>> START GIVEN INFORMATION

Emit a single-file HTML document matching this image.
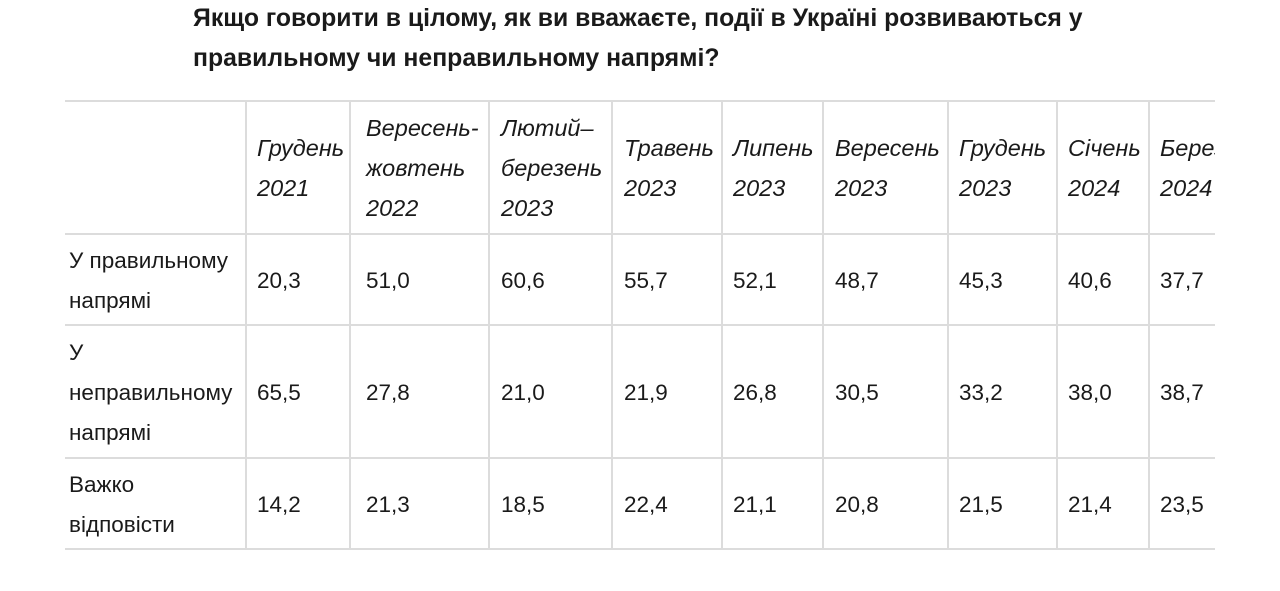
<!DOCTYPE html>
<html><head><meta charset="utf-8"><style>
body{margin:0;width:1280px;height:591px;background:#fff;position:relative;overflow:hidden;font-family:"Liberation Sans","Noto Sans CJK SC",sans-serif;color:#1a1a1a}
.t{position:absolute;left:193px;font-weight:bold;font-size:24.8px;line-height:40px;white-space:nowrap}
.wrap{position:absolute;left:0;top:0;width:1215px;height:591px;overflow:hidden}
.h{position:absolute;left:65px;width:1150px;height:2px;background:#dcdcdc}
.v{position:absolute;width:2px;background:#dcdcdc;top:101px;height:449px}
.c{position:absolute;font-size:22.5px;line-height:40px;white-space:nowrap}
.i{font-style:italic;font-size:23.5px}
</style></head><body>
<div class="t" style="top:-1px">Якщо говорити в цілому, як ви вважаєте, події в Україні розвиваються у</div>
<div class="t" style="top:39px">правильному чи неправильному напрямі?</div>
<div class="wrap">
<div class="h" style="top:100px"></div>
<div class="h" style="top:233px"></div>
<div class="h" style="top:324px"></div>
<div class="h" style="top:457px"></div>
<div class="h" style="top:548px"></div>
<div class="v" style="left:245px"></div>
<div class="v" style="left:349px"></div>
<div class="v" style="left:488px"></div>
<div class="v" style="left:611px"></div>
<div class="v" style="left:721px"></div>
<div class="v" style="left:822px"></div>
<div class="v" style="left:947px"></div>
<div class="v" style="left:1056px"></div>
<div class="v" style="left:1148px"></div>

<div class="c i" style="left:257px;top:128px">Грудень<br>2021</div>
<div class="c i" style="left:366px;top:108px">Вересень-<br>жовтень<br>2022</div>
<div class="c i" style="left:501px;top:108px">Лютий–<br>березень<br>2023</div>
<div class="c i" style="left:624px;top:128px">Травень<br>2023</div>
<div class="c i" style="left:733px;top:128px">Липень<br>2023</div>
<div class="c i" style="left:835px;top:128px">Вересень<br>2023</div>
<div class="c i" style="left:959px;top:128px">Грудень<br>2023</div>
<div class="c i" style="left:1068px;top:128px">Січень<br>2024</div>
<div class="c i" style="left:1160px;top:128px">Березень<br>2024</div>

<div class="c" style="left:69px;top:241px">У правильному<br>напрямі</div>
<div class="c" style="left:69px;top:333px">У<br>неправильному<br>напрямі</div>
<div class="c" style="left:69px;top:465px">Важко<br>відповісти</div>

<div class="c" style="left:257px;top:261px">20,3</div>
<div class="c" style="left:366px;top:261px">51,0</div>
<div class="c" style="left:501px;top:261px">60,6</div>
<div class="c" style="left:624px;top:261px">55,7</div>
<div class="c" style="left:733px;top:261px">52,1</div>
<div class="c" style="left:835px;top:261px">48,7</div>
<div class="c" style="left:959px;top:261px">45,3</div>
<div class="c" style="left:1068px;top:261px">40,6</div>
<div class="c" style="left:1160px;top:261px">37,7</div>

<div class="c" style="left:257px;top:373px">65,5</div>
<div class="c" style="left:366px;top:373px">27,8</div>
<div class="c" style="left:501px;top:373px">21,0</div>
<div class="c" style="left:624px;top:373px">21,9</div>
<div class="c" style="left:733px;top:373px">26,8</div>
<div class="c" style="left:835px;top:373px">30,5</div>
<div class="c" style="left:959px;top:373px">33,2</div>
<div class="c" style="left:1068px;top:373px">38,0</div>
<div class="c" style="left:1160px;top:373px">38,7</div>

<div class="c" style="left:257px;top:485px">14,2</div>
<div class="c" style="left:366px;top:485px">21,3</div>
<div class="c" style="left:501px;top:485px">18,5</div>
<div class="c" style="left:624px;top:485px">22,4</div>
<div class="c" style="left:733px;top:485px">21,1</div>
<div class="c" style="left:835px;top:485px">20,8</div>
<div class="c" style="left:959px;top:485px">21,5</div>
<div class="c" style="left:1068px;top:485px">21,4</div>
<div class="c" style="left:1160px;top:485px">23,5</div>
</div>
</body></html>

>> END GIVEN INFORMATION

THE REQUEST: Omitting all images, print the listing exactly.

TASK OUTPUT:
Emit a single-file HTML document matching this image.
<!DOCTYPE html>
<html><head><meta charset="utf-8"><style>
body{margin:0;width:1280px;height:591px;background:#fff;position:relative;overflow:hidden;font-family:"Liberation Sans","Noto Sans CJK SC",sans-serif;color:#1a1a1a}
.t{position:absolute;left:193px;font-weight:bold;font-size:24.8px;line-height:40px;white-space:nowrap}
.wrap{position:absolute;left:0;top:0;width:1215px;height:591px;overflow:hidden}
.h{position:absolute;left:65px;width:1150px;height:2px;background:#dcdcdc}
.v{position:absolute;width:2px;background:#dcdcdc;top:101px;height:449px}
.c{position:absolute;font-size:22.5px;line-height:40px;white-space:nowrap}
.i{font-style:italic;font-size:23.5px}
</style></head><body>
<div class="t" style="top:-1px">Якщо говорити в цілому, як ви вважаєте, події в Україні розвиваються у</div>
<div class="t" style="top:39px">правильному чи неправильному напрямі?</div>
<div class="wrap">
<div class="h" style="top:100px"></div>
<div class="h" style="top:233px"></div>
<div class="h" style="top:324px"></div>
<div class="h" style="top:457px"></div>
<div class="h" style="top:548px"></div>
<div class="v" style="left:245px"></div>
<div class="v" style="left:349px"></div>
<div class="v" style="left:488px"></div>
<div class="v" style="left:611px"></div>
<div class="v" style="left:721px"></div>
<div class="v" style="left:822px"></div>
<div class="v" style="left:947px"></div>
<div class="v" style="left:1056px"></div>
<div class="v" style="left:1148px"></div>

<div class="c i" style="left:257px;top:128px">Грудень<br>2021</div>
<div class="c i" style="left:366px;top:108px">Вересень-<br>жовтень<br>2022</div>
<div class="c i" style="left:501px;top:108px">Лютий–<br>березень<br>2023</div>
<div class="c i" style="left:624px;top:128px">Травень<br>2023</div>
<div class="c i" style="left:733px;top:128px">Липень<br>2023</div>
<div class="c i" style="left:835px;top:128px">Вересень<br>2023</div>
<div class="c i" style="left:959px;top:128px">Грудень<br>2023</div>
<div class="c i" style="left:1068px;top:128px">Січень<br>2024</div>
<div class="c i" style="left:1160px;top:128px">Березень<br>2024</div>

<div class="c" style="left:69px;top:241px">У правильному<br>напрямі</div>
<div class="c" style="left:69px;top:333px">У<br>неправильному<br>напрямі</div>
<div class="c" style="left:69px;top:465px">Важко<br>відповісти</div>

<div class="c" style="left:257px;top:261px">20,3</div>
<div class="c" style="left:366px;top:261px">51,0</div>
<div class="c" style="left:501px;top:261px">60,6</div>
<div class="c" style="left:624px;top:261px">55,7</div>
<div class="c" style="left:733px;top:261px">52,1</div>
<div class="c" style="left:835px;top:261px">48,7</div>
<div class="c" style="left:959px;top:261px">45,3</div>
<div class="c" style="left:1068px;top:261px">40,6</div>
<div class="c" style="left:1160px;top:261px">37,7</div>

<div class="c" style="left:257px;top:373px">65,5</div>
<div class="c" style="left:366px;top:373px">27,8</div>
<div class="c" style="left:501px;top:373px">21,0</div>
<div class="c" style="left:624px;top:373px">21,9</div>
<div class="c" style="left:733px;top:373px">26,8</div>
<div class="c" style="left:835px;top:373px">30,5</div>
<div class="c" style="left:959px;top:373px">33,2</div>
<div class="c" style="left:1068px;top:373px">38,0</div>
<div class="c" style="left:1160px;top:373px">38,7</div>

<div class="c" style="left:257px;top:485px">14,2</div>
<div class="c" style="left:366px;top:485px">21,3</div>
<div class="c" style="left:501px;top:485px">18,5</div>
<div class="c" style="left:624px;top:485px">22,4</div>
<div class="c" style="left:733px;top:485px">21,1</div>
<div class="c" style="left:835px;top:485px">20,8</div>
<div class="c" style="left:959px;top:485px">21,5</div>
<div class="c" style="left:1068px;top:485px">21,4</div>
<div class="c" style="left:1160px;top:485px">23,5</div>
</div>
</body></html>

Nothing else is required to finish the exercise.